> _Aim of the task_
Output, please, exactly those lines of the listing that come before the line with "const mmpStarY = [null, 41, null, null];", along with that line itself.

==================================================

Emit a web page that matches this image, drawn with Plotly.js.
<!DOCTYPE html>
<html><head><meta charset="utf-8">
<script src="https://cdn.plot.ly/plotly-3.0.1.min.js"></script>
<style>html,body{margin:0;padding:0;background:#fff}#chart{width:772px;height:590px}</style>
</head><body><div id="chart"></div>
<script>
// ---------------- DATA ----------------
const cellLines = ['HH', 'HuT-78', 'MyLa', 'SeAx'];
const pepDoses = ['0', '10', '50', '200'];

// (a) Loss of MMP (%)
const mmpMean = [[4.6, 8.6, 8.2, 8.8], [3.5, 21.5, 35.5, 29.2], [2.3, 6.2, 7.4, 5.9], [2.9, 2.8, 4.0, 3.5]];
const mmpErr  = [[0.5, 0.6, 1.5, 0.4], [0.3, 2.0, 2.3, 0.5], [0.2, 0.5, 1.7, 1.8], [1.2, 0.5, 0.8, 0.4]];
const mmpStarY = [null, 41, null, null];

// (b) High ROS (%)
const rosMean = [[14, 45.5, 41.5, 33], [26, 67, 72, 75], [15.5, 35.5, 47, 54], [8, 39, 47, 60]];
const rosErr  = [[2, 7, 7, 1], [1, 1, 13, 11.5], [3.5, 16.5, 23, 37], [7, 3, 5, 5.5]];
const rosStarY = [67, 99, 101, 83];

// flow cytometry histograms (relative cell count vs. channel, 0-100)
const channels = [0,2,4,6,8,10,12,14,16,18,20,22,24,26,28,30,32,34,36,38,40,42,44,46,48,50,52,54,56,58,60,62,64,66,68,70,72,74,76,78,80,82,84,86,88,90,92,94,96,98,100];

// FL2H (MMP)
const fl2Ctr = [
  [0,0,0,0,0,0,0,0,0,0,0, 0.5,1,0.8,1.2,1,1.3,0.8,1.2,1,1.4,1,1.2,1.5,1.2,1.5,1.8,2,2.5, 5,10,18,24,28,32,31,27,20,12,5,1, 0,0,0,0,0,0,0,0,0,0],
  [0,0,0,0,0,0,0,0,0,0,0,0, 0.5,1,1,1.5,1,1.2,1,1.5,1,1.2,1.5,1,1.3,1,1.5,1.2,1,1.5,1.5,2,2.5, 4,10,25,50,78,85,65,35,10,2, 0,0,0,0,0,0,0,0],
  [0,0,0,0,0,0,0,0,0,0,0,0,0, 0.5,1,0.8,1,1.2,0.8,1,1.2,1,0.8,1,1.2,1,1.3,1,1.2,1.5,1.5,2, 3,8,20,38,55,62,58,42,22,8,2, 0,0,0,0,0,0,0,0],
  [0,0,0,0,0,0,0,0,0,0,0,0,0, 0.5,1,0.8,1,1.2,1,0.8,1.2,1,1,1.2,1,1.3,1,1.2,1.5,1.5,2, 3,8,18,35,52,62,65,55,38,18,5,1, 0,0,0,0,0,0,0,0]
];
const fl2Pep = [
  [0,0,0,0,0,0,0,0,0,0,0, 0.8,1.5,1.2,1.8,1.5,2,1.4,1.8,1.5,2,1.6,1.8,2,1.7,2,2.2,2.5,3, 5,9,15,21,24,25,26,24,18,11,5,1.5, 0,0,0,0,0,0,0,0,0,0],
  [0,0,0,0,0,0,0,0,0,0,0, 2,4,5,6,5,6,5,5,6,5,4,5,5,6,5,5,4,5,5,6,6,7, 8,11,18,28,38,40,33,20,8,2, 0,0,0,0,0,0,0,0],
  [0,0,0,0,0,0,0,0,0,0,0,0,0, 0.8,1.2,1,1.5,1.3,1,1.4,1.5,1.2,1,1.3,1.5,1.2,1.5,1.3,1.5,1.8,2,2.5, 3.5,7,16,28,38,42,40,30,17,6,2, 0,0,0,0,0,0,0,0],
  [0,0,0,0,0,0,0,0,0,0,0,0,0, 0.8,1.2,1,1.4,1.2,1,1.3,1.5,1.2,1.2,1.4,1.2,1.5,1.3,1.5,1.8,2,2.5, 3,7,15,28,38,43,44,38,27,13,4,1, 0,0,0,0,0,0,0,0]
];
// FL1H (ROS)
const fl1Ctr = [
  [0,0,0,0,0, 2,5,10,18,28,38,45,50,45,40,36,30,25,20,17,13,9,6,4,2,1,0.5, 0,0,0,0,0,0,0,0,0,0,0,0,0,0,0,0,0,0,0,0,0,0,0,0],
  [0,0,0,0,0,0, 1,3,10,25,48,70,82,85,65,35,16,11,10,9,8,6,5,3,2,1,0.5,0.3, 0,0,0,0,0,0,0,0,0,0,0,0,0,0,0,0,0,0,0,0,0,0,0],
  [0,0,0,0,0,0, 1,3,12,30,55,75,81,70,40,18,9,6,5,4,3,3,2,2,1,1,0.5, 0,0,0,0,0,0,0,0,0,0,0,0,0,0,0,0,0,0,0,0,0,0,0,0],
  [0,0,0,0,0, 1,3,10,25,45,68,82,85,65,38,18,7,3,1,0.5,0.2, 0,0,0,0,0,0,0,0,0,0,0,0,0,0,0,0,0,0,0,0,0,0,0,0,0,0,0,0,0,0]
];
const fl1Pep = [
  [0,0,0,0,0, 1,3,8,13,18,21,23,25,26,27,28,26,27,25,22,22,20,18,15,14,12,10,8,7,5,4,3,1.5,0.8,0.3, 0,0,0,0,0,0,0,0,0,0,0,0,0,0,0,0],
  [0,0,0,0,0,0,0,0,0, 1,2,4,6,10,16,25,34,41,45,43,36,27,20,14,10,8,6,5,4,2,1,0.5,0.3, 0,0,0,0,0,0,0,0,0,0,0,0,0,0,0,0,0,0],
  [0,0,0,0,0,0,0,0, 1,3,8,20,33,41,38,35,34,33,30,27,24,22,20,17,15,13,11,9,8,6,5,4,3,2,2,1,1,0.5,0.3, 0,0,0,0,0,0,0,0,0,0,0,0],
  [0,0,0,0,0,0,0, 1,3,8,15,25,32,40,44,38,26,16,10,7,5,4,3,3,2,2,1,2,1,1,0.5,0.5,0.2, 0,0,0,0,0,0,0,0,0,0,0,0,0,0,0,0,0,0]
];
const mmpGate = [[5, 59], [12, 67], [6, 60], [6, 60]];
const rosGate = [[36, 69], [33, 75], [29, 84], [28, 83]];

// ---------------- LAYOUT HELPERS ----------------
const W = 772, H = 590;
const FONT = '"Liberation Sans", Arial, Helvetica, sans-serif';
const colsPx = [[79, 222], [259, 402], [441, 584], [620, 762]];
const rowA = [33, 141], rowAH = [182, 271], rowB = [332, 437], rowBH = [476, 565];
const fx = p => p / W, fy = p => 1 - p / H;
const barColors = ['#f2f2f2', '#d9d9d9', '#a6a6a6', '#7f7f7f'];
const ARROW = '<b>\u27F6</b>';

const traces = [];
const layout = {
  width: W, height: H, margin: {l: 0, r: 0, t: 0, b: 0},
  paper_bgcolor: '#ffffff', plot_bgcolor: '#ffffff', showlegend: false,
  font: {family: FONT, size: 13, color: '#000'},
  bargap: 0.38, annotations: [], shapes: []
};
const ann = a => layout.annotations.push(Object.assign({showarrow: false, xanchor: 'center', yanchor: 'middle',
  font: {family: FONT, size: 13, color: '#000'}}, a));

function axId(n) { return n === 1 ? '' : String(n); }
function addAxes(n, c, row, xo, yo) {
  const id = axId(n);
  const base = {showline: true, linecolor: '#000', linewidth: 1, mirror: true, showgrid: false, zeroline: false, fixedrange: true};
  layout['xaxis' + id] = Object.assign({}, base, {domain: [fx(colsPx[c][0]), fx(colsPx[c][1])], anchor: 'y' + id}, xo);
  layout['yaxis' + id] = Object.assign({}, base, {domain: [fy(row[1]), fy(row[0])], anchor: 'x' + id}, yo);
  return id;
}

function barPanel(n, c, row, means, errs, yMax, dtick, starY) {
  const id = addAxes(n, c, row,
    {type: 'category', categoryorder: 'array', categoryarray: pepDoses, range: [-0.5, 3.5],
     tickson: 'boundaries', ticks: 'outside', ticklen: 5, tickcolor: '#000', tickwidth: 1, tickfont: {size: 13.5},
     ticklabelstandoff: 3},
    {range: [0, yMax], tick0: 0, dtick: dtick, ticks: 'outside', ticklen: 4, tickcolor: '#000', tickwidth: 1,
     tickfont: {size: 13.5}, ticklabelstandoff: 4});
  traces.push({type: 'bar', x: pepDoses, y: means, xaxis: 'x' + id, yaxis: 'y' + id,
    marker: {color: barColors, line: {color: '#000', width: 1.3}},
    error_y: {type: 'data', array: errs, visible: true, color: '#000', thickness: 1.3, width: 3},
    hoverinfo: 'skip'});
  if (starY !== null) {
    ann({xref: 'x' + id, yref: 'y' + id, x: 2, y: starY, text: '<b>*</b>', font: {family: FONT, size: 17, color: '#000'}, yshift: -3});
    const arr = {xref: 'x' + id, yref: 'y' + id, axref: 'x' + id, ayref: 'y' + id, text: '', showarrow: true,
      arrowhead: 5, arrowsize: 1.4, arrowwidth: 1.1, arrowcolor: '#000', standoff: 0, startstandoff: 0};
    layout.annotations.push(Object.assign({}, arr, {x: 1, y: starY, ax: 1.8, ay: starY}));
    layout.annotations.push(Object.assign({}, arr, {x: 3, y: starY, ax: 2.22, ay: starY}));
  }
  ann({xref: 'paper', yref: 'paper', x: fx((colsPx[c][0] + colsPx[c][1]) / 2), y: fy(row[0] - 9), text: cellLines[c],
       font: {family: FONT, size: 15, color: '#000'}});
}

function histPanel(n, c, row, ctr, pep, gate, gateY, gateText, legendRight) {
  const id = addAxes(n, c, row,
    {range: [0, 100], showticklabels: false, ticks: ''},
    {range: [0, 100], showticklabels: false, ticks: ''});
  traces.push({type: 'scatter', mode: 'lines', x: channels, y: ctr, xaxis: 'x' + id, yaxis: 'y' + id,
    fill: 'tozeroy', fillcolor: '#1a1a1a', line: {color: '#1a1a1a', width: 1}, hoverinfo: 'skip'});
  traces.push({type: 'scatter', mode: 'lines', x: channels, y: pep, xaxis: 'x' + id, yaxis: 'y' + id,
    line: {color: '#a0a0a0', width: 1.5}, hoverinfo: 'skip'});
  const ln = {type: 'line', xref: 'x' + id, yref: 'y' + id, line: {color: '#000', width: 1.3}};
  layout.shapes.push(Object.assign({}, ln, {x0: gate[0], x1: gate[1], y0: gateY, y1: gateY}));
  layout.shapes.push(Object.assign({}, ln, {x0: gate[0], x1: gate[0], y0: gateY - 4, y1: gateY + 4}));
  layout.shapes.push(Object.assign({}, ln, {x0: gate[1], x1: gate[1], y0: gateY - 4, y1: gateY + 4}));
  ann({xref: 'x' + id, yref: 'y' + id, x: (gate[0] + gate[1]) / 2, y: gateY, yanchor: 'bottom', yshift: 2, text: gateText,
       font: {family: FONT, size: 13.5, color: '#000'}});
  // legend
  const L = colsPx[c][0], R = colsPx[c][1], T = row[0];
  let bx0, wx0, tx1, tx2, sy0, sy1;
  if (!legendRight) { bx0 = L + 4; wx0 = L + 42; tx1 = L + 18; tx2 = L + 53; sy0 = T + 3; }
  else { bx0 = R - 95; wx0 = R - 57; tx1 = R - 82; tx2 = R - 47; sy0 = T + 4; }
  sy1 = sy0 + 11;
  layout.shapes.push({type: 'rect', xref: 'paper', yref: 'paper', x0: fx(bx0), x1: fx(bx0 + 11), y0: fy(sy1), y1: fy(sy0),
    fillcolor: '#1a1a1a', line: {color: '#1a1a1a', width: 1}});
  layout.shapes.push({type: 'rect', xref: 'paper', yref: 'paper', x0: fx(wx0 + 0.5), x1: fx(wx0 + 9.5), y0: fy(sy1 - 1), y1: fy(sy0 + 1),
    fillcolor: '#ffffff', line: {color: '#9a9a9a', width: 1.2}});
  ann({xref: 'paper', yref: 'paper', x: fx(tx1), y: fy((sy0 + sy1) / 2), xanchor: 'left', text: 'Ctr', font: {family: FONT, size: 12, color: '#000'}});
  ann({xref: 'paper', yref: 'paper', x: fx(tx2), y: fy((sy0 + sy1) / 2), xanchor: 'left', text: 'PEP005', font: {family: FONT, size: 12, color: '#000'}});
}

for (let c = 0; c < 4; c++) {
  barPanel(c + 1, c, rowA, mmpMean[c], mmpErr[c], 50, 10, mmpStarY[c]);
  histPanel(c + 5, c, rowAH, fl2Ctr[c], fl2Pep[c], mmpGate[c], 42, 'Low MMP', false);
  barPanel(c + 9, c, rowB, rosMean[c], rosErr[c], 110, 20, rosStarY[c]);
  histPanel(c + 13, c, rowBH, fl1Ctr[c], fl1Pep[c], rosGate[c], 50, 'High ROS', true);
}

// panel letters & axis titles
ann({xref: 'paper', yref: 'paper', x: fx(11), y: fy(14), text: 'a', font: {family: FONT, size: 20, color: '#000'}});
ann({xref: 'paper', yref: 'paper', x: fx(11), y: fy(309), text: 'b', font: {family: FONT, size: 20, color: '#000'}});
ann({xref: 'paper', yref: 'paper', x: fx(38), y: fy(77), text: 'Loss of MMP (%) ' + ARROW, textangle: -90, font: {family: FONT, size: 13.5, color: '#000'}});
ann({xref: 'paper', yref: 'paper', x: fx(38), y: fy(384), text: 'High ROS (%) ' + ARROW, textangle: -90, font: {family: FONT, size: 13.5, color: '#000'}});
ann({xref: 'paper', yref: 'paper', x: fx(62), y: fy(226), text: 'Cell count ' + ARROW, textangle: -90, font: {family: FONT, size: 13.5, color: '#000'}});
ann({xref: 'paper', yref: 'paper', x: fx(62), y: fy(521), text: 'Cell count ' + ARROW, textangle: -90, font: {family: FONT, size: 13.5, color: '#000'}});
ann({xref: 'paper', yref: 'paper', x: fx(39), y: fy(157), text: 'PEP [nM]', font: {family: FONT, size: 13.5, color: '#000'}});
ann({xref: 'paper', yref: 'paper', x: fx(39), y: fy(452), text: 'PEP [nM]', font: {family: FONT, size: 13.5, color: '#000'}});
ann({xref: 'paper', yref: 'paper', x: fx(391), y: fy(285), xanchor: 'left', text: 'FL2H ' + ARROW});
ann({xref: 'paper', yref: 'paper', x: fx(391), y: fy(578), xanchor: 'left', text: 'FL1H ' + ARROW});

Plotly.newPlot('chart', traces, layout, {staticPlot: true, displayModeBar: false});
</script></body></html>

==================================================

> _Answer for this exercise_
Emit a web page that matches this image, drawn with Plotly.js.
<!DOCTYPE html>
<html><head><meta charset="utf-8">
<script src="https://cdn.plot.ly/plotly-3.0.1.min.js"></script>
<style>html,body{margin:0;padding:0;background:#fff}#chart{width:772px;height:590px}</style>
</head><body><div id="chart"></div>
<script>
// ---------------- DATA ----------------
const cellLines = ['HH', 'HuT-78', 'MyLa', 'SeAx'];
const pepDoses = ['0', '10', '50', '200'];

// (a) Loss of MMP (%)
const mmpMean = [[4.6, 8.6, 8.2, 8.8], [3.5, 21.5, 35.5, 29.2], [2.3, 6.2, 7.4, 5.9], [2.9, 2.8, 4.0, 3.5]];
const mmpErr  = [[0.5, 0.6, 1.5, 0.4], [0.3, 2.0, 2.3, 0.5], [0.2, 0.5, 1.7, 1.8], [1.2, 0.5, 0.8, 0.4]];
const mmpStarY = [null, 41, null, null];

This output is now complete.